Exhale

I sit staring, waiting for your lungs to collapse from all the smoke. But you just inhale again and look away. When you exhale I brace my self; waiting for the fire alarm to buzz, but all I hear is the sound of your lungs pushing out the toxic air. And "I'm sorry," comes somewhere between the killing of brain cells and the sighs. And I cough and say 'Your apology is accepted.' I just want to get out of here as quick as possible. Your eyes look hazy. As if the smoke is behind the lenses and I can't see in because it's obstructing my view. You smile crookedly at me and push the hair from my eyes. I flinch slightly at your touch. Your skin stained from holding cigarettes or weed and you smelling like an ash tray. I hate these habits of yours.

"You told me to come over. What did you want?" I say, pulling away from your hand. I love you. Don't do this to me. "I wanted to see you." "I hate seeing you like this." You put down the cigarette and look me straight in the eyes. I kind of hope the haze makes it harder for you to see. And I turn away, just in case, so you can't see that I'm going to cry. But you know anyway. "I said I was sorry." "And I accepted your apology." "Then what's wrong? Why won't you look at me?" I blink hard and try to smile. It's all so fake, we both know it. "I love you." I want to change the subject. "I love you too." You look concerned and it makes me want to cry even more. Why do I do this to you?

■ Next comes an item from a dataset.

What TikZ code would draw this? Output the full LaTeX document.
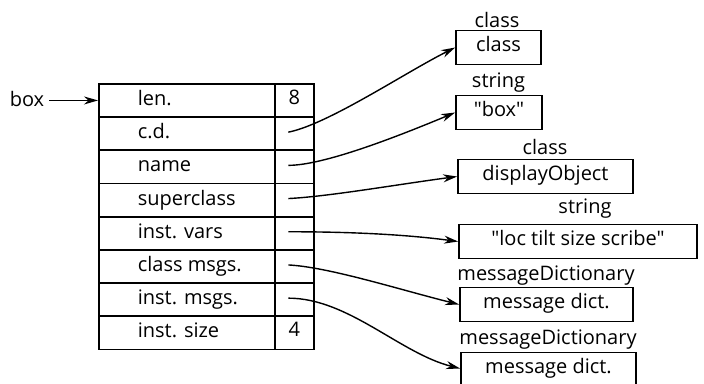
\documentclass[tikz,border=0pt]{standalone}
\usepackage{fontspec}
\setmainfont{Open Sans}[Ligatures=TeXOff]
\usetikzlibrary{arrows.meta}

\begin{document}
\begin{tikzpicture}[x=1bp,y=-1bp,
  line width=1.7bp,
  every node/.style={font=\fontsize{20bp}{24bp}\selectfont, inner sep=0pt},
  namecell/.style={draw, minimum width=176bp, minimum height=33.2bp, anchor=north west},
  valcell/.style={draw, minimum width=39bp, minimum height=33.2bp, anchor=north west,
    text height=0.85em, text depth=0.1em},
  fieldtext/.style={anchor=base west},
  objbox/.style={draw, minimum height=34bp, text height=0.85em, text depth=0.1em},
  typelabel/.style={anchor=base},
  ptr/.style={-{Stealth[length=14bp,width=8bp,inset=4.5bp]}, line width=1.4bp}
]
\useasboundingbox (0,0) rectangle (704,383);

% the class record: eight rows of name and value cells
\foreach \i/\lbl/\val in {0/len./8, 1/c.d./, 2/name/, 3/superclass/,
    4/inst. vars/, 5/class msgs./, 6/inst. msgs./, 7/inst. size/4} {
  \node[namecell] (n\i) at (98, 83+\i*33.2) {};
  \node[valcell] (v\i) at (274, 83+\i*33.2) {\val};
  \node[fieldtext] (t\i) at (137, 83+\i*33.2+22.5) {\lbl};
}

% the variable pointing at the record
\node[anchor=base] (box) at (27,106) {box};
\draw[ptr] (box.east |- n0.west) ++(4,0) coordinate (boxtail) -- (n0.west);

% pointer origins inside the value cells
\foreach \i in {1,...,6} {
  \coordinate (p\i) at ([xshift=-6bp,yshift=1.5bp]v\i.center);
}

% target objects with their types
\node[objbox, minimum width=85bp] (o1) at (498.5,47.5) {class};
\node[typelabel] (l1) at (497,27) {class};
\node[objbox, minimum width=86bp] (o2) at (499,112.5) {"box"};
\node[typelabel] (l2) at (498.5,87) {string};
\node[objbox, minimum width=175bp] (o3) at (545.5,176.5) {displayObject};
\node[typelabel] (l3) at (545,154) {class};
\node[objbox, minimum width=238bp] (o4) at (578,241.5) {"loc tilt size scribe"};
\node[typelabel] (l4) at (585,213) {string};
\node[objbox, minimum width=173bp] (o5) at (546.5,304.5) {message dict.};
\node[typelabel] (l5) at (546,280) {messageDictionary};
\node[objbox, minimum width=175bp] (o6) at (548.5,369.5) {message dict.};
\node[typelabel] (l6) at (548,344) {messageDictionary};

% pointers from the record fields to the objects
\draw[ptr] (p1) .. controls +(40,-8) and +(-50,25) .. (o1.west);
\draw[ptr] (p2) .. controls +(35,0) and +(-60,25) .. (o2.west);
\draw[ptr] (p3) .. controls +(40,-2) and +(-60,8) .. (o3.west);
\draw[ptr] (p4) .. controls +(50,0) and +(-60,-8) .. (o4.west);
\draw[ptr] (p5) .. controls +(40,2) and +(-60,-15) .. (o5.west);
\draw[ptr] (p6) .. controls +(60,0) and +(-60,-15) .. ([yshift=1bp]o6.west);
\end{tikzpicture}
\end{document}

"I should be going." I grab my coat off the couch and start to stand. "You can't leave like this." "I have to." "No," you put your hand on my leg, "You don't." I take it in my own hand and look at you again. It hurts me to see you like this. "I have to go." And I do. I stand, I put on my coat and I step into the snow. It's falling fast and when I look back I can barely make out your figure in the door way. But I can feel your eyes on the back of my head. So I just keep walking. I don't know where I 'had to go'.